=== Task directions ===
Write out the data again exactly, skipping every picture.

=== Data shown ===
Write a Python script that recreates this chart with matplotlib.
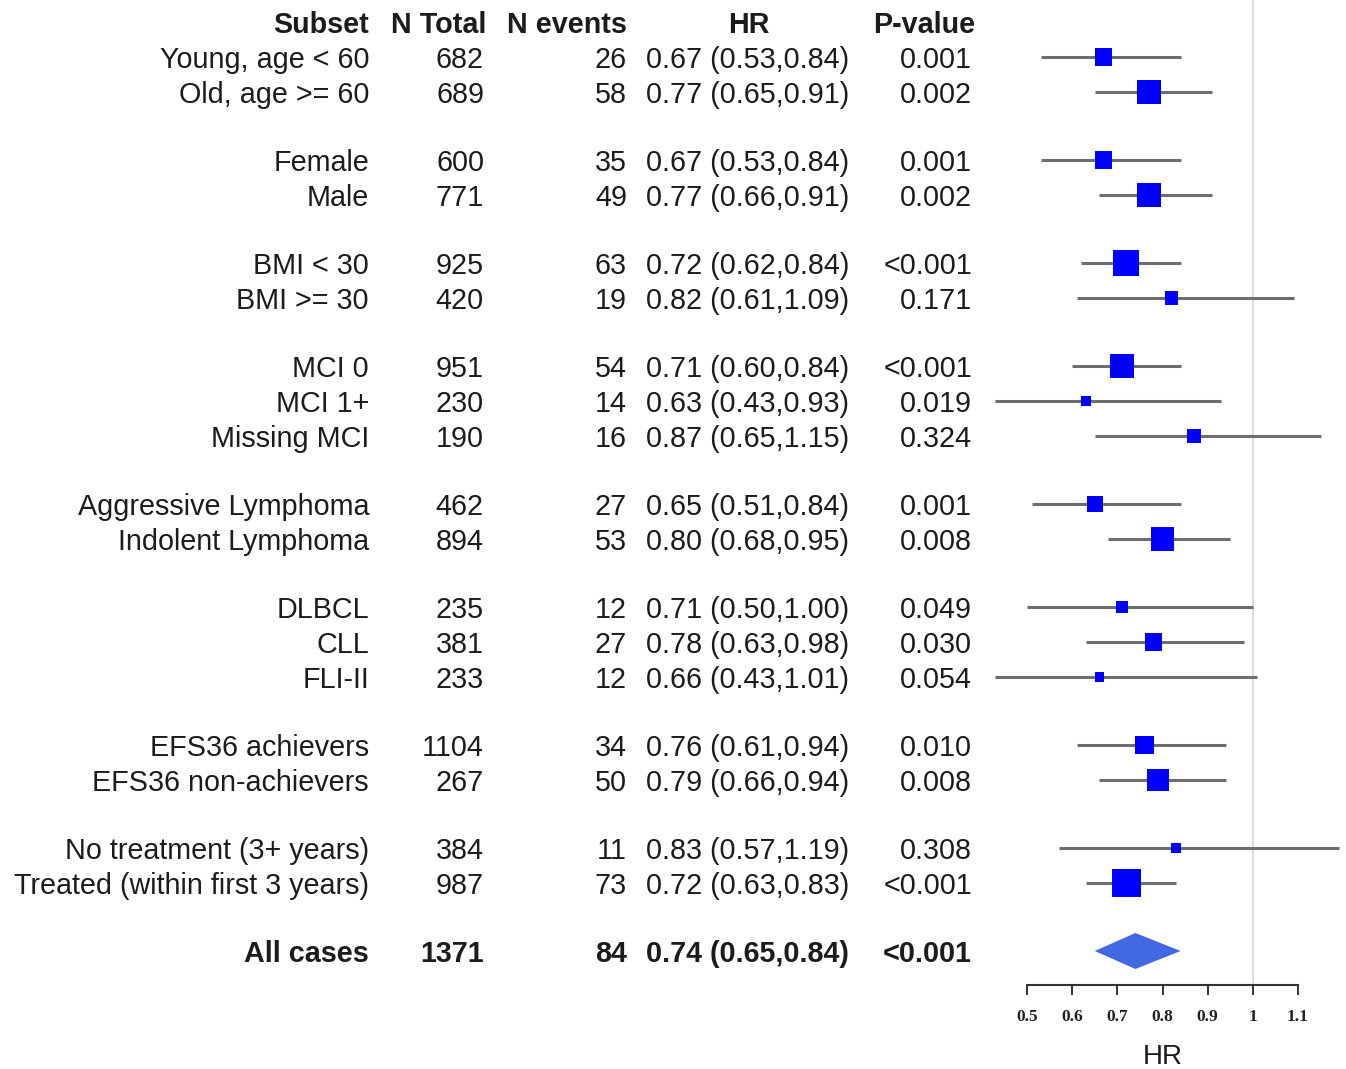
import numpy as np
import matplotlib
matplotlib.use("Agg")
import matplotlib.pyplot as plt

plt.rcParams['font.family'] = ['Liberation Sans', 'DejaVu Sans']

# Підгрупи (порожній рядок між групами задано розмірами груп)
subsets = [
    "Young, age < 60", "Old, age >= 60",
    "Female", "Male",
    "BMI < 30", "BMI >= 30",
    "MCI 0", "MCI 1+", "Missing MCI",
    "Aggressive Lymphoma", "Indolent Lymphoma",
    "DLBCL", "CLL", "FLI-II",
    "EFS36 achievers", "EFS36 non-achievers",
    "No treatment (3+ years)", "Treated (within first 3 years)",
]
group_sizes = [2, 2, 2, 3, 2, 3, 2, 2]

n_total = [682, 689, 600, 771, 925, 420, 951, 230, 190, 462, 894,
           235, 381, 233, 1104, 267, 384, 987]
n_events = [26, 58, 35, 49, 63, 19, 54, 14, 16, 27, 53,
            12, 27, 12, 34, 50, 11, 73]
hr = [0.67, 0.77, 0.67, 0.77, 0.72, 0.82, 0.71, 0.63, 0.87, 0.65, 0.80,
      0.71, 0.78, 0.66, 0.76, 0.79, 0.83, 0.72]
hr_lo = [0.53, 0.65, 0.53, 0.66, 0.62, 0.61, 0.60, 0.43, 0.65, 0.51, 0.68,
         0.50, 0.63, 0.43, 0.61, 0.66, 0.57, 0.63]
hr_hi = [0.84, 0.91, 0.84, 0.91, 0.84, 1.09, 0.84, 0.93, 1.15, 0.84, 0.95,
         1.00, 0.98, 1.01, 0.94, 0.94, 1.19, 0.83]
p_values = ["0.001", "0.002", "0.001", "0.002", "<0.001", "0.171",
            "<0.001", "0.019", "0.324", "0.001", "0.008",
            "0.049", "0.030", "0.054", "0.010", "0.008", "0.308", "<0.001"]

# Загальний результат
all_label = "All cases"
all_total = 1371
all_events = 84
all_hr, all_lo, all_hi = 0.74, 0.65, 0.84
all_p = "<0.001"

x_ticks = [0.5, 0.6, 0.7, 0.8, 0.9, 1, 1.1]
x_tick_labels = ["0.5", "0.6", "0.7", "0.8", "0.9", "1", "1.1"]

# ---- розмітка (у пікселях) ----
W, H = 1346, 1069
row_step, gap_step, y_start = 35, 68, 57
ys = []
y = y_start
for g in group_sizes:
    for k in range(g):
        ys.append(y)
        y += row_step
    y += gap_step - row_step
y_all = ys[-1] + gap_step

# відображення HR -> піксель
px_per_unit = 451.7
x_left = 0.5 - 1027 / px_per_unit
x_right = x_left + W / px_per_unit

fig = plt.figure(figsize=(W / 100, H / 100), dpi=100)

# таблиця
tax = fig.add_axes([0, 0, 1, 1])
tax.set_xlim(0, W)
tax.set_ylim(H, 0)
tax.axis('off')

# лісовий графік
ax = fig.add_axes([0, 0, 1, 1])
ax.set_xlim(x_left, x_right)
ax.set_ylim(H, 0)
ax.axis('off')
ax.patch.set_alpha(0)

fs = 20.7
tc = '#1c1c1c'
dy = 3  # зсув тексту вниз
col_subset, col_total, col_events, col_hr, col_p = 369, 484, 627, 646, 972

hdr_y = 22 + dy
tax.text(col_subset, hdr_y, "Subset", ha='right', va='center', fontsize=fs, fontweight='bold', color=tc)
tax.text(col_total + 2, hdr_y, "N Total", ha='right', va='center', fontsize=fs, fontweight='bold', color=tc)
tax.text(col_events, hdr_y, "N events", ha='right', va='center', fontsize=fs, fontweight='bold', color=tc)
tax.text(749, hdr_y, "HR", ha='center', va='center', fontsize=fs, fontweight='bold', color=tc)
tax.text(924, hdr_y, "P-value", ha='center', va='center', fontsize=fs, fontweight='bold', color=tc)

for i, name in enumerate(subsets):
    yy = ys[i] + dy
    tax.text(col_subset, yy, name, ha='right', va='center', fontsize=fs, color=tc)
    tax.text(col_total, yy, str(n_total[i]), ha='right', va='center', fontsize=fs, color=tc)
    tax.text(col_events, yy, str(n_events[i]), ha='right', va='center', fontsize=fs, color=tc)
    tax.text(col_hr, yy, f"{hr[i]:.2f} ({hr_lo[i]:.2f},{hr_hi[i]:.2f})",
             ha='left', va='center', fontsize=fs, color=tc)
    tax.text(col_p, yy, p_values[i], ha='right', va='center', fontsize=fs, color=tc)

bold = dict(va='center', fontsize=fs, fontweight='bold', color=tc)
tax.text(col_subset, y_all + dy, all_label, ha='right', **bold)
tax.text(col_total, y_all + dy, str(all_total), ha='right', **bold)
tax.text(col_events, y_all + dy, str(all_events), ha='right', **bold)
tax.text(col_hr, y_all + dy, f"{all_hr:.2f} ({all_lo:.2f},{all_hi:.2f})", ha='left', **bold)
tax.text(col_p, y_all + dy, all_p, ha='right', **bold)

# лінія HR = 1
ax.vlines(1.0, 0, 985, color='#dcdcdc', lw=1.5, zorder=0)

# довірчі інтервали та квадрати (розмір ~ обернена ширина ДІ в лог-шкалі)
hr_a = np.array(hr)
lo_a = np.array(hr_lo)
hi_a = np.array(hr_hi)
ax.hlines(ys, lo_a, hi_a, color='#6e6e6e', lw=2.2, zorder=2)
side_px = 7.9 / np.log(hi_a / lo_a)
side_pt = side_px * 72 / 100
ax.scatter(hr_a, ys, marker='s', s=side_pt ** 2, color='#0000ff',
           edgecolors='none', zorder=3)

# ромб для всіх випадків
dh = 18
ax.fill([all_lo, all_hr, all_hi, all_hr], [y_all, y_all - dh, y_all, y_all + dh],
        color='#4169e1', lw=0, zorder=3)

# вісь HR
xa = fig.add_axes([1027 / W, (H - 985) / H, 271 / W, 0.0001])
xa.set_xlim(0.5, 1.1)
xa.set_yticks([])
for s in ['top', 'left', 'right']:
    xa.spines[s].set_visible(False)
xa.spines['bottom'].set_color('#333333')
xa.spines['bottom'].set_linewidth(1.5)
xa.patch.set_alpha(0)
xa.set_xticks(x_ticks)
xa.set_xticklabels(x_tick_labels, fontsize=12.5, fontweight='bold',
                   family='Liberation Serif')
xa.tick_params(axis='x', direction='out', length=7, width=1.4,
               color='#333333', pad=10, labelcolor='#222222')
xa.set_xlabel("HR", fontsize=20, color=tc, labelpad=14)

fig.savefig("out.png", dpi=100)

=== Exercise solution ===
Write a Python script that recreates this chart with matplotlib.
import numpy as np
import matplotlib
matplotlib.use("Agg")
import matplotlib.pyplot as plt

plt.rcParams['font.family'] = ['Liberation Sans', 'DejaVu Sans']

# Підгрупи (порожній рядок між групами задано розмірами груп)
subsets = [
    "Young, age < 60", "Old, age >= 60",
    "Female", "Male",
    "BMI < 30", "BMI >= 30",
    "MCI 0", "MCI 1+", "Missing MCI",
    "Aggressive Lymphoma", "Indolent Lymphoma",
    "DLBCL", "CLL", "FLI-II",
    "EFS36 achievers", "EFS36 non-achievers",
    "No treatment (3+ years)", "Treated (within first 3 years)",
]
group_sizes = [2, 2, 2, 3, 2, 3, 2, 2]

n_total = [682, 689, 600, 771, 925, 420, 951, 230, 190, 462, 894,
           235, 381, 233, 1104, 267, 384, 987]
n_events = [26, 58, 35, 49, 63, 19, 54, 14, 16, 27, 53,
            12, 27, 12, 34, 50, 11, 73]
hr = [0.67, 0.77, 0.67, 0.77, 0.72, 0.82, 0.71, 0.63, 0.87, 0.65, 0.80,
      0.71, 0.78, 0.66, 0.76, 0.79, 0.83, 0.72]
hr_lo = [0.53, 0.65, 0.53, 0.66, 0.62, 0.61, 0.60, 0.43, 0.65, 0.51, 0.68,
         0.50, 0.63, 0.43, 0.61, 0.66, 0.57, 0.63]
hr_hi = [0.84, 0.91, 0.84, 0.91, 0.84, 1.09, 0.84, 0.93, 1.15, 0.84, 0.95,
         1.00, 0.98, 1.01, 0.94, 0.94, 1.19, 0.83]
p_values = ["0.001", "0.002", "0.001", "0.002", "<0.001", "0.171",
            "<0.001", "0.019", "0.324", "0.001", "0.008",
            "0.049", "0.030", "0.054", "0.010", "0.008", "0.308", "<0.001"]

# Загальний результат
all_label = "All cases"
all_total = 1371
all_events = 84
all_hr, all_lo, all_hi = 0.74, 0.65, 0.84
all_p = "<0.001"

x_ticks = [0.5, 0.6, 0.7, 0.8, 0.9, 1, 1.1]
x_tick_labels = ["0.5", "0.6", "0.7", "0.8", "0.9", "1", "1.1"]

# ---- розмітка (у пікселях) ----
W, H = 1346, 1069
row_step, gap_step, y_start = 35, 68, 57
ys = []
y = y_start
for g in group_sizes:
    for k in range(g):
        ys.append(y)
        y += row_step
    y += gap_step - row_step
y_all = ys[-1] + gap_step

# відображення HR -> піксель
px_per_unit = 451.7
x_left = 0.5 - 1027 / px_per_unit
x_right = x_left + W / px_per_unit

fig = plt.figure(figsize=(W / 100, H / 100), dpi=100)

# таблиця
tax = fig.add_axes([0, 0, 1, 1])
tax.set_xlim(0, W)
tax.set_ylim(H, 0)
tax.axis('off')

# лісовий графік
ax = fig.add_axes([0, 0, 1, 1])
ax.set_xlim(x_left, x_right)
ax.set_ylim(H, 0)
ax.axis('off')
ax.patch.set_alpha(0)

fs = 20.7
tc = '#1c1c1c'
dy = 3  # зсув тексту вниз
col_subset, col_total, col_events, col_hr, col_p = 369, 484, 627, 646, 972

hdr_y = 22 + dy
tax.text(col_subset, hdr_y, "Subset", ha='right', va='center', fontsize=fs, fontweight='bold', color=tc)
tax.text(col_total + 2, hdr_y, "N Total", ha='right', va='center', fontsize=fs, fontweight='bold', color=tc)
tax.text(col_events, hdr_y, "N events", ha='right', va='center', fontsize=fs, fontweight='bold', color=tc)
tax.text(749, hdr_y, "HR", ha='center', va='center', fontsize=fs, fontweight='bold', color=tc)
tax.text(924, hdr_y, "P-value", ha='center', va='center', fontsize=fs, fontweight='bold', color=tc)

for i, name in enumerate(subsets):
    yy = ys[i] + dy
    tax.text(col_subset, yy, name, ha='right', va='center', fontsize=fs, color=tc)
    tax.text(col_total, yy, str(n_total[i]), ha='right', va='center', fontsize=fs, color=tc)
    tax.text(col_events, yy, str(n_events[i]), ha='right', va='center', fontsize=fs, color=tc)
    tax.text(col_hr, yy, f"{hr[i]:.2f} ({hr_lo[i]:.2f},{hr_hi[i]:.2f})",
             ha='left', va='center', fontsize=fs, color=tc)
    tax.text(col_p, yy, p_values[i], ha='right', va='center', fontsize=fs, color=tc)

bold = dict(va='center', fontsize=fs, fontweight='bold', color=tc)
tax.text(col_subset, y_all + dy, all_label, ha='right', **bold)
tax.text(col_total, y_all + dy, str(all_total), ha='right', **bold)
tax.text(col_events, y_all + dy, str(all_events), ha='right', **bold)
tax.text(col_hr, y_all + dy, f"{all_hr:.2f} ({all_lo:.2f},{all_hi:.2f})", ha='left', **bold)
tax.text(col_p, y_all + dy, all_p, ha='right', **bold)

# лінія HR = 1
ax.vlines(1.0, 0, 985, color='#dcdcdc', lw=1.5, zorder=0)

# довірчі інтервали та квадрати (розмір ~ обернена ширина ДІ в лог-шкалі)
hr_a = np.array(hr)
lo_a = np.array(hr_lo)
hi_a = np.array(hr_hi)
ax.hlines(ys, lo_a, hi_a, color='#6e6e6e', lw=2.2, zorder=2)
side_px = 7.9 / np.log(hi_a / lo_a)
side_pt = side_px * 72 / 100
ax.scatter(hr_a, ys, marker='s', s=side_pt ** 2, color='#0000ff',
           edgecolors='none', zorder=3)

# ромб для всіх випадків
dh = 18
ax.fill([all_lo, all_hr, all_hi, all_hr], [y_all, y_all - dh, y_all, y_all + dh],
        color='#4169e1', lw=0, zorder=3)

# вісь HR
xa = fig.add_axes([1027 / W, (H - 985) / H, 271 / W, 0.0001])
xa.set_xlim(0.5, 1.1)
xa.set_yticks([])
for s in ['top', 'left', 'right']:
    xa.spines[s].set_visible(False)
xa.spines['bottom'].set_color('#333333')
xa.spines['bottom'].set_linewidth(1.5)
xa.patch.set_alpha(0)
xa.set_xticks(x_ticks)
xa.set_xticklabels(x_tick_labels, fontsize=12.5, fontweight='bold',
                   family='Liberation Serif')
xa.tick_params(axis='x', direction='out', length=7, width=1.4,
               color='#333333', pad=10, labelcolor='#222222')
xa.set_xlabel("HR", fontsize=20, color=tc, labelpad=14)

fig.savefig("out.png", dpi=100)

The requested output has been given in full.